As in our analysis in *lavaan*, the `multigroup` function has identified the $elev -> rich$ path as the only one in which coefficients do not differ among groups. Thus, in the output, that coefficient is the same between groups; otherwise, the coefficients vary depending on whether the meadows is grazed or ungrazed. Moreover, it seems some of the paths differ in their statistical significance: the $rich -> mass$ is not significant in the grazed meadows, but is significant in the ungrazed meadows. So not only do the coefficients differ, but the model structure as well!

You'll note that the *piecewiseSEM* output does not return a goodness-of-fit test because the model is saturated (i.e., no missing paths). While constraints are incorporated in terms of offsets (i.e., fixing model coefficients), unlike global estimation, this does not provide new information with which to test goodness-of-fit. This is a limitation of local estimation that extends beyond multigroup modeling to any piecewise model.

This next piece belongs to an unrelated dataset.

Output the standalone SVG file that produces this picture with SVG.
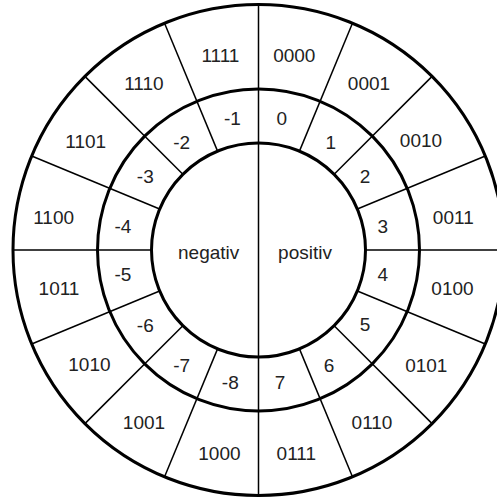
<svg xmlns="http://www.w3.org/2000/svg" width="497" height="497" viewBox="0 0 497 497">
<style>
.ring{fill:none;stroke:#000;stroke-width:3}
.sp{stroke:#000;stroke-width:1.5;fill:none}
text{font-family:"Liberation Sans",Arial,Helvetica,sans-serif;font-size:19px;fill:#222;text-anchor:middle}
</style>
<rect x="0" y="0" width="497" height="497" fill="#fff"/>
<g id="rings">
<circle class="ring" cx="258.5" cy="250" r="245.5"/>
<circle class="ring" cx="258.5" cy="250" r="161"/>
<circle class="ring" cx="258.5" cy="250" r="107"/>
</g>
<g id="spokes">
<line class="sp" x1="258.5" y1="4.5" x2="258.5" y2="495.5"/>
<line class="sp" x1="299.45" y1="151.14" x2="352.45" y2="23.19"/>
<line class="sp" x1="334.16" y1="174.34" x2="432.10" y2="76.40"/>
<line class="sp" x1="357.36" y1="209.05" x2="485.31" y2="156.05"/>
<line class="sp" x1="365.5" y1="250" x2="504" y2="250"/>
<line class="sp" x1="357.36" y1="290.95" x2="485.31" y2="343.95"/>
<line class="sp" x1="334.16" y1="325.66" x2="432.10" y2="423.60"/>
<line class="sp" x1="299.45" y1="348.86" x2="352.45" y2="476.81"/>
<line class="sp" x1="217.55" y1="348.86" x2="164.55" y2="476.81"/>
<line class="sp" x1="182.84" y1="325.66" x2="84.90" y2="423.60"/>
<line class="sp" x1="159.64" y1="290.95" x2="31.69" y2="343.95"/>
<line class="sp" x1="151.5" y1="250" x2="13" y2="250"/>
<line class="sp" x1="159.64" y1="209.05" x2="31.69" y2="156.05"/>
<line class="sp" x1="182.84" y1="174.34" x2="84.90" y2="76.40"/>
<line class="sp" x1="217.55" y1="151.14" x2="164.55" y2="23.19"/>
</g>
<g id="center">
<text x="208.7" y="259.3">negativ</text>
<text x="305" y="259.3">positiv</text>
</g>
<g id="outer-labels">
<g id="b0000"><text x="294.3" y="62.2">0000</text></g>
<g id="b0001"><text x="369" y="89.7">0001</text></g>
<g id="b0010"><text x="421" y="147.2">0010</text></g>
<g id="b0011"><text x="453.3" y="223.7">0011</text></g>
<g id="b0100"><text x="452.5" y="295.2">0100</text></g>
<g id="b0101"><text x="426.3" y="371.5">0101</text></g>
<g id="b0110"><text x="372" y="429.2">0110</text></g>
<g id="b0111"><text x="296.3" y="460.4">0111</text></g>
<g id="b1000"><text x="219.4" y="460.4">1000</text></g>
<g id="b1001"><text x="144" y="428.7">1001</text></g>
<g id="b1010"><text x="89.4" y="370.7">1010</text></g>
<g id="b1011"><text x="59" y="295.2">1011</text></g>
<g id="b1100"><text x="53.6" y="223.7">1100</text></g>
<g id="b1101"><text x="85.7" y="147.5">1101</text></g>
<g id="b1110"><text x="143.9" y="89.7">1110</text></g>
<g id="b1111"><text x="220.4" y="62.2">1111</text></g>
</g>
<g id="middle-labels">
<g id="n0"><text x="281.7" y="124.5">0</text></g>
<g id="n1"><text x="330.7" y="148.5">1</text></g>
<g id="n2"><text x="365" y="183.4">2</text></g>
<g id="n3"><text x="382.7" y="232.9">3</text></g>
<g id="n4"><text x="382.7" y="281.2">4</text></g>
<g id="n5"><text x="365" y="331.4">5</text></g>
<g id="n6"><text x="329" y="371.7">6</text></g>
<g id="n7"><text x="280" y="389.4">7</text></g>
<g id="nm1"><text x="232.4" y="124.5">-1</text></g>
<g id="nm2"><text x="181.7" y="148.5">-2</text></g>
<g id="nm3"><text x="145.3" y="183.4">-3</text></g>
<g id="nm4"><text x="123" y="232.9">-4</text></g>
<g id="nm5"><text x="123" y="281.2">-5</text></g>
<g id="nm6"><text x="145.3" y="331.7">-6</text></g>
<g id="nm7"><text x="181.7" y="371.7">-7</text></g>
<g id="nm8"><text x="230.3" y="389.4">-8</text></g>
</g>
</svg>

To draw inference about the study system, we would say that two paths differ among groups and one path does not. We would then report the two path models parameterized using the coefficient output (with the $elev -> rich$ path having the same coefficient in both groups). We would report that richness is affected by elevation and biomass under ungrazed conditions, but not under grazed conditions, where only elevation directly influences richness.

## References

Grace, J. B., & Jutila, H. (1999). The relationship between species density and community biomass in grazed and ungrazed coastal meadows. Oikos, 398-408.